Doug Stanhope will be at the Soho Theatre, London W1 from 10-24 October. For more details visit: www.sohotheatre.com
A tragicomic tradition
Lenny Bruce (1925-66)
Labelled the “sick comic”, Bruce insisted that society was sick, and not him. He was infamous for his foul mouth: nurses refused to treat his broken ankle until they had sealed his lips with adhesive tape. Bruce was found dead in his bathroom at the age of 40, following an accidental drug overdose.
John Belushi (1949-82)
His gravestone read: “He made us laugh, and now he can make us think.” Having started his career on the American comedy powerhouse Saturday Night Live, Belushi claimed a hit film, album and late-night television show by his 30th birthday.
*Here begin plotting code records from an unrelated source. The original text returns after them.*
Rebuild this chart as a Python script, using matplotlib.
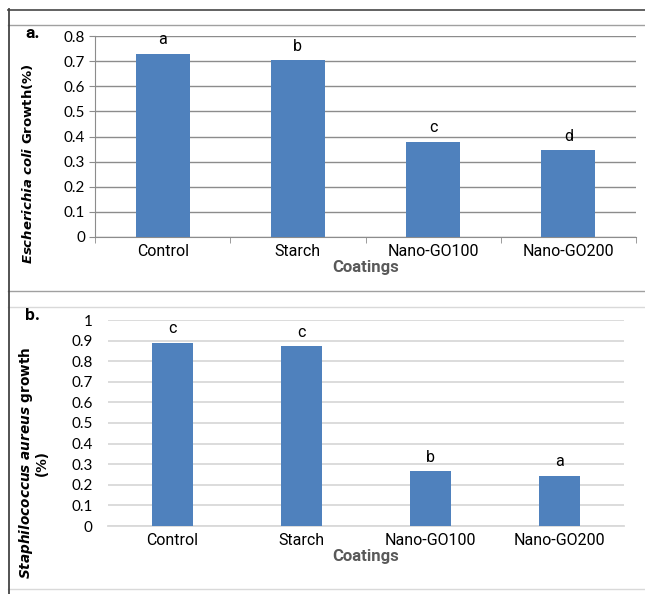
import matplotlib
matplotlib.use('Agg')
import matplotlib.pyplot as plt
from matplotlib.lines import Line2D

# data
coatings = ['Control', 'Starch', 'Nano-GO100', 'Nano-GO200']
ecoli = [0.73, 0.705, 0.38, 0.345]
ecoli_letters = ['a', 'b', 'c', 'd']
saureus = [0.89, 0.875, 0.265, 0.245]
saureus_letters = ['c', 'c', 'b', 'a']
ecoli_ticks = [0, 0.1, 0.2, 0.3, 0.4, 0.5, 0.6, 0.7, 0.8]
saureus_ticks = [0, 0.1, 0.2, 0.3, 0.4, 0.5, 0.6, 0.7, 0.8, 0.9, 1]

W, H = 645, 594
bar_col = '#4F81BD'
cat_font = ['Roboto', 'DejaVu Sans']
num_font = ['Lato', 'DejaVu Sans']
lab_font = ['DejaVu Sans']

plt.rcParams['mathtext.fontset'] = 'custom'
plt.rcParams['mathtext.bfit'] = 'DejaVu Sans:italic:bold'
plt.rcParams['mathtext.it'] = 'DejaVu Sans:italic'
plt.rcParams['mathtext.rm'] = 'DejaVu Sans'

fig = plt.figure(figsize=(W / 100, H / 100), dpi=100)


def box(x0, y0, x1, y1):
    return [x0 / W, 1 - y1 / H, (x1 - x0) / W, (y1 - y0) / H]


def line(x0, y0, x1, y1, c, lw):
    fig.add_artist(Line2D([x0 / W, x1 / W], [1 - y0 / H, 1 - y1 / H],
                          transform=fig.transFigure, color=c, lw=lw))


# frame lines
line(8, 9.5, W, 9.5, '#555555', 1.3)
line(8, 25, W, 25, '#a0a0a0', 1.0)
line(8, 291, W, 291, '#a0a0a0', 1.0)
line(8, 307, W, 307, '#d9d9d9', 1.0)
line(8, 589, W, 589, '#d9d9d9', 1.0)
line(8.5, 9, 8.5, H, '#444444', 1.3)

x = range(len(coatings))

# ---- panel a ----
ax1 = fig.add_axes(box(95, 36, 636, 237))
ax1.bar(x, ecoli, width=0.4, color=bar_col, zorder=3)
ax1.set_xlim(-0.5, 3.5)
ax1.set_ylim(0, 0.8)
ax1.set_yticks(ecoli_ticks)
ax1.set_yticklabels(['{:g}'.format(t) for t in ecoli_ticks], family=num_font, fontsize=11)
ax1.yaxis.grid(True, color='#8c8c8c', lw=1.0, zorder=0)
ax1.set_xticks(list(x))
ax1.set_xticklabels(coatings, family=cat_font, fontsize=11.5)
ax1.set_xticks([-0.5, 0.5, 1.5, 2.5, 3.5], minor=True)
ax1.tick_params(axis='x', which='major', length=0, pad=5)
ax1.tick_params(axis='x', which='minor', length=4, color='#8c8c8c', direction='out')
ax1.tick_params(axis='y', length=4, color='#8c8c8c', direction='out', pad=3)
for s in ['top', 'right']:
    ax1.spines[s].set_visible(False)
ax1.spines['left'].set_color('#8c8c8c')
ax1.spines['bottom'].set_color('#8c8c8c')
for i, (v, l) in enumerate(zip(ecoli, ecoli_letters)):
    ax1.text(i, v + 0.025, l, ha='center', va='bottom', family=cat_font, fontsize=11.5)
ax1.set_xlabel('Coatings', family=cat_font, fontsize=12, fontweight='bold',
               color='#595959', labelpad=1)
yl1 = fig.text(28 / W, 1 - 164 / H, r'$\mathbfit{Escherichia\ coli}$ Growth(%)',
               family=lab_font, fontsize=10.5, fontweight='bold', rotation=90,
               ha='center', va='center')
fig.text(25 / W, 1 - 33 / H, 'a.', family=cat_font, fontsize=12.5, fontweight='bold',
         va='center')

# ---- panel b ----
ax2 = fig.add_axes(box(108, 320, 624, 526))
ax2.bar(x, saureus, width=0.32, color=bar_col, zorder=3)
ax2.set_xlim(-0.5, 3.5)
ax2.set_ylim(0, 1)
ax2.set_yticks(saureus_ticks)
ax2.set_yticklabels(['{:g}'.format(t) for t in saureus_ticks], family=num_font, fontsize=11)
ax2.yaxis.grid(True, color='#d9d9d9', lw=1.3, zorder=0)
ax2.set_xticks(list(x))
ax2.set_xticklabels(coatings, family=cat_font, fontsize=11.5)
ax2.tick_params(axis='both', length=0)
ax2.tick_params(axis='x', pad=5)
ax2.tick_params(axis='y', pad=11)
for s in ['top', 'right', 'left']:
    ax2.spines[s].set_visible(False)
ax2.spines['bottom'].set_color('#d9d9d9')
ax2.spines['bottom'].set_linewidth(1.3)
for i, (v, l) in enumerate(zip(saureus, saureus_letters)):
    ax2.text(i, v + 0.03, l, ha='center', va='bottom', family=cat_font, fontsize=11.5)
ax2.set_xlabel('Coatings', family=cat_font, fontsize=12, fontweight='bold',
               color='#595959', labelpad=1)
yl2 = fig.text(33 / W, 1 - 463 / H, '$\\mathbfit{Staphilococcus\\ aureus}$ growth\n(%)',
               family=lab_font, fontsize=10.5, fontweight='bold', rotation=90,
               linespacing=0.95, ha='center', va='center', multialignment='center')
fig.text(25 / W, 1 - 316 / H, 'b.', family=cat_font, fontsize=12.5, fontweight='bold',
         va='center')

# scale the y labels so their length matches the reference
fig.canvas.draw()
r = fig.canvas.get_renderer()
for lab, target in [(yl1, 202), (yl2, 233)]:
    h = lab.get_window_extent(r).height
    lab.set_fontsize(lab.get_fontsize() * target / h)

fig.savefig('out.png', dpi=100)
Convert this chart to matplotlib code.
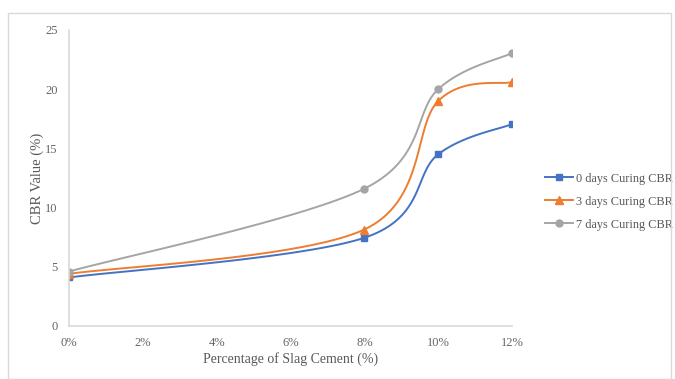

Aged 33, he was found dead at the notorious Château Marmont Hotel, having taken a cocktail of heroin and cocaine.
Richard Pryor (1940-2005)
For years the world’s press predicted fast-living Pryor’s demise. “It’s a bitch to be watching the nightly news and see the motherfuckers talking ’bout you in the past tense,” he reflected. After an accident in 1980 when he set himself on fire while freebasing cocaine, Pryor lived out his final years in sobriety.
Robin Williams (1951- )
He may seem cuddly now, but Williams was addicted to cocaine through much of his early career. He gave up after visiting the Château Marmont on the night of Belushi’s death. In August, he admitted himself into a rehab centre following a relapse with alcohol.
Chris Farley (1964-97)
A disciple of Belushi, he led a life that followed an alarmingly similar path of self-destruction. Having attained success on the big screen, Farley battled with obesity, alcoholism and drugs. His fatal overdose of cocaine and heroin fuelled the myth of the “Saturday Night Live curse”. Like Belushi, he was 33.
Bill Hicks (1961-94)
Hicks mounted an eloquent, at times misanthropic, attack on the American dream. Broke by 1986, he performed up to 300 shows a year to fund his drug-fuelled lifestyle. He eventually gave up drugs and alcohol in 1988, falling back on smoking as his only vice. He died from cancer at the age of 32.